Amazon’s stock looks set to recover after a 50% drop last year
Last year was one of the worst years in the history of Amazon (AMZN -1.30%) as the stock lost half of its value. It is headed for a year of weak revenue growth. The company is laying off 18,000 workers and taking other cost-cutting measures, such as closing several warehouses and shutting down unprofitable startups like Amazon Care. Looking to 2023, investors expect a return. But will they have one? Let’s see where the company went this year.
Amazon in transition
2022 was a transitional year for Amazon, and 2023 is shaping up to be one, as well. The company, now led by CEO Andy Jassy, seems to be realizing the limits to its growth.
For years, Amazon plowed money into a wide range of projects, aiming to gain market share and worry about profits later. That strategy has paid off handsomely in some instances.
Amazon Web Services, its cloud infrastructure unit, has grown to be a profit machine, while other businesses, like advertising and its third-party marketplace, are also believed to be highly profitable. Amazon doesn’t break those out individually.
Outside of AWS, the company lost more than $8 billion through the first three quarters of 2022. This shows how overexpansion during the pandemic and a number of money-losing businesses like Alexa, which reportedly lost $10 billion in 2022, have torched its profits.

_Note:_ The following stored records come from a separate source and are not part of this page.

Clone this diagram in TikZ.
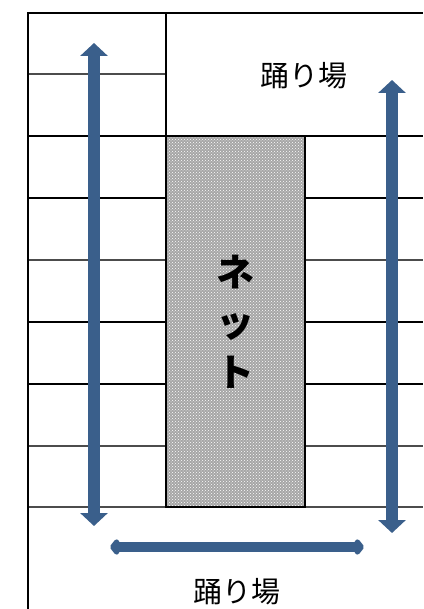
\documentclass[tikz,border=0pt]{standalone}
\usepackage{fontspec}
\newfontfamily\jpfont{Noto Sans CJK JP}
\usepackage{tikz}
\usetikzlibrary{patterns, arrows.meta}
\definecolor{arrowblue}{RGB}{58,95,139}

\begin{document}
\begin{tikzpicture}[x=1pt, y=-1pt,
    frameline/.style={line width=2pt, black},
    stepline/.style={line width=1.6pt, black},
    thinline/.style={line width=1.3pt, black!70},
    netbox/.style={draw, line width=1.6pt, minimum width=139pt, minimum height=371pt,
        preaction={fill=gray!70}, pattern=crosshatch dots, pattern color=white,
        align=center, font=\jpfont\bfseries\fontsize{38}{50}\selectfont},
    landing/.style={font=\jpfont\fontsize{29}{32}\selectfont},
    flow/.style={line width=12pt, arrowblue,
        {Triangle[width=27pt, length=13pt]}-{Triangle[width=27pt, length=13pt]}},
    turn/.style={line width=10pt, arrowblue,
        {Kite[width=20pt, length=12pt, inset=4pt, round]}-{Kite[width=20pt, length=12pt, inset=4pt, round]}}]
    \useasboundingbox (0,0) rectangle (423,609);

    % Left flight
    \foreach \y in {136,198,322,384} \draw[stepline] (28,\y) -- (166,\y);
    \foreach \y in {74,260,446,507} \draw[thinline] (28,\y) -- (166,\y);

    % Right flight
    \foreach \y in {136,198,322,384} \draw[stepline] (305,\y) -- (423,\y);
    \foreach \y in {260,446,507} \draw[thinline] (305,\y) -- (423,\y);

    % Outer walls
    \draw[frameline] (28,609) -- (28,13) -- (423,13);
    \draw[stepline] (166,13) -- (166,136);

    % Net in the well
    \node[netbox] (net) at (235.5,321.5) {ネ\\ッ\\ト};

    % Landings
    \node[landing] (upper) at (304,76) {踊り場};
    \node[landing] (lower) at (237,592) {踊り場};

    % Directions of travel
    \coordinate (ltop) at (94,43);
    \coordinate (lbot) at (94,526);
    \coordinate (rtop) at (392,80);
    \coordinate (rbot) at (392,533);
    \coordinate (bleft) at (110,547);
    \coordinate (bright) at (364,547);
    \draw[flow] (ltop) -- (lbot);
    \draw[flow] (rtop) -- (rbot);
    \draw[turn] (bleft) -- (bright);
\end{tikzpicture}
\end{document}
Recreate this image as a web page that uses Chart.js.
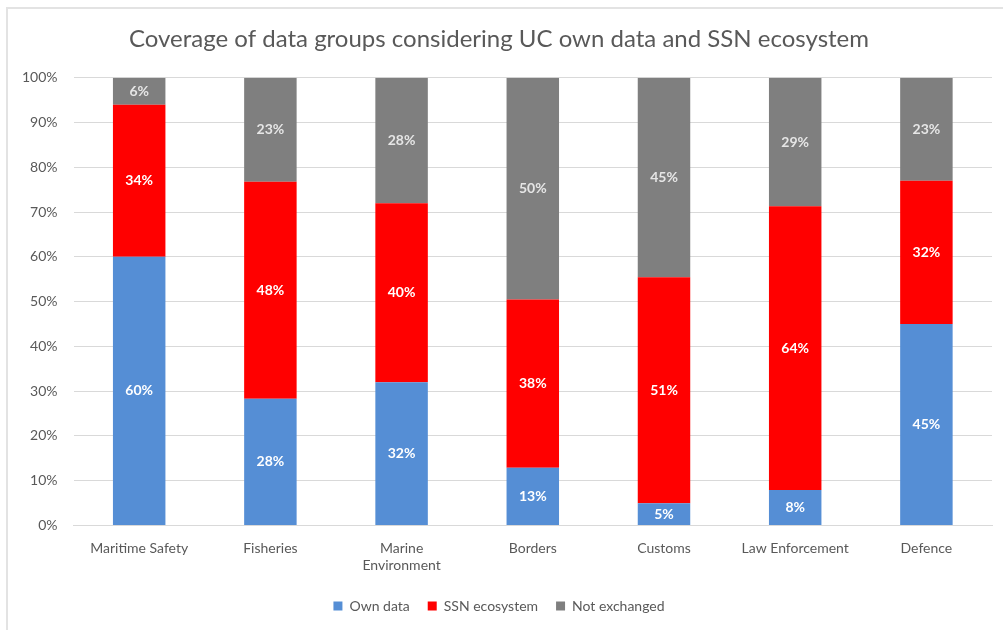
<!DOCTYPE html>
<html>
<head>
<meta charset="utf-8">
<script src="https://cdn.jsdelivr.net/npm/chart.js@4"></script>
<style>
  html, body { margin: 0; padding: 0; background: #fff; }
  #wrap { position: relative; width: 1003px; height: 630px; }
  #frame { position: absolute; left: 6px; top: 7px; right: 0; bottom: 0;
           border-left: 2px solid #e3e3e3; border-top: 2px solid #e3e3e3; }
  #chartBox { position: absolute; left: 0; top: 0; width: 1003px; height: 630px; }
</style>
</head>
<body>
<div id="wrap">
  <div id="frame"></div>
  <div id="chartBox"><canvas id="myChart"></canvas></div>
</div>
<script>
const labels = [
  "Maritime Safety",
  "Fisheries",
  ["Marine", "Environment"],
  "Borders",
  "Customs",
  "Law Enforcement",
  "Defence",
];

const ownData = [60, 28, 32, 13, 5, 8, 45];
const ssnData = [34, 48, 40, 38, 51, 64, 32];
const notExchanged = [6, 23, 28, 50, 45, 29, 23];

const yTicks = [0, 10, 20, 30, 40, 50, 60, 70, 80, 90, 100];

// 100% stacked: scale each column to its own total
const totals = ownData.map((v, i) => v + ssnData[i] + notExchanged[i]);
const share = (arr) => arr.map((v, i) => (v / totals[i]) * 100);

const fontFam = "Lato, 'Open Sans', sans-serif";

// draws the percentage in the middle of each segment
const segmentLabels = {
  id: "segmentLabels",
  afterDatasetsDraw(chart) {
    const ctx = chart.ctx;
    ctx.save();
    ctx.font = "bold 14px " + fontFam;
    ctx.textAlign = "center";
    ctx.textBaseline = "middle";
    chart.data.datasets.forEach((ds, di) => {
      const meta = chart.getDatasetMeta(di);
      meta.data.forEach((bar, i) => {
        const mid = (bar.y + bar.base) / 2;
        ctx.fillStyle = ds.labelColor;
        ctx.fillText(ds.raw[i] + "%", bar.x, mid);
      });
    });
    ctx.restore();
  },
};

const data = {
  labels: labels,
  datasets: [
    {
      label: "Own data",
      backgroundColor: "#558ed5",
      data: share(ownData),
      raw: ownData,
      labelColor: "#ffffff",
    },
    {
      label: "SSN ecosystem",
      backgroundColor: "#ff0000",
      data: share(ssnData),
      raw: ssnData,
      labelColor: "#ffffff",
    },
    {
      label: "Not exchanged",
      backgroundColor: "#7f7f7f",
      data: share(notExchanged),
      raw: notExchanged,
      labelColor: "#e6e6e6",
    },
  ],
};

const config = {
  type: "bar",
  data: data,
  plugins: [segmentLabels],
  options: {
    responsive: true,
    maintainAspectRatio: false,
    animation: false,
    layout: { padding: { left: 6, right: 11, top: 12, bottom: 7 } },
    datasets: {
      bar: { barPercentage: 0.8, categoryPercentage: 0.5 },
    },
    plugins: {
      title: {
        display: true,
        text: "Coverage of data groups considering UC own data and SSN ecosystem",
        color: "#595959",
        font: { family: fontFam, size: 24, weight: "normal" },
        padding: { top: 13, bottom: 24 },
      },
      legend: {
        position: "bottom",
        labels: {
          color: "#595959",
          font: { family: fontFam, size: 14 },
          boxWidth: 9,
          boxHeight: 9,
          padding: 18,
        },
      },
      tooltip: { enabled: false },
    },
    scales: {
      x: {
        stacked: true,
        grid: { display: false },
        border: { color: "#d9d9d9", width: 1 },
        ticks: {
          color: "#595959",
          font: { family: fontFam, size: 14 },
          maxRotation: 0,
          autoSkip: false,
          padding: 7,
        },
      },
      y: {
        stacked: true,
        min: 0,
        max: 100,
        afterBuildTicks: (axis) => {
          axis.ticks = yTicks.map((v) => ({ value: v }));
        },
        grid: { color: "#d9d9d9", drawTicks: false },
        border: { display: false },
        ticks: {
          color: "#595959",
          font: { family: fontFam, size: 14 },
          padding: 16,
          callback: (v) => v + "%",
        },
      },
    },
  },
};

const myChart = new Chart(document.querySelector("#myChart"), config);
</script>
</body>
</html>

With the company now generating more than $500 billion a year in revenue, it has become much more difficult for Amazon to grow at its historical rate of 20% or more, and the company will need to focus on profitability, rather than revenue growth. It has a number of levers to pull as it aims to improve profitability, and the results of its layoffs and other cost-cutting efforts should begin to bear fruit later this year.
The market landscape
Whether Amazon can beat the market this year depends not only on its performance, but also on that of the overall economy and the stock market. Amazon is a cyclical business.
On the e-commerce side, it sells mostly discretionary products in both the first-party and third-party channels, and AWS is also sensitive to business spending. CFO Brian Olsavsky noted headwinds in the recent earnings call, saying, “With the ongoing macroeconomic uncertainties, we’ve seen an uptick in AWS customers focused on controlling costs.” Amazon also guided to revenue growth of just 2%-8% in the fourth quarter, an unusually slow growth rate, showing it’s feeling those headwinds in the consumer business, as well.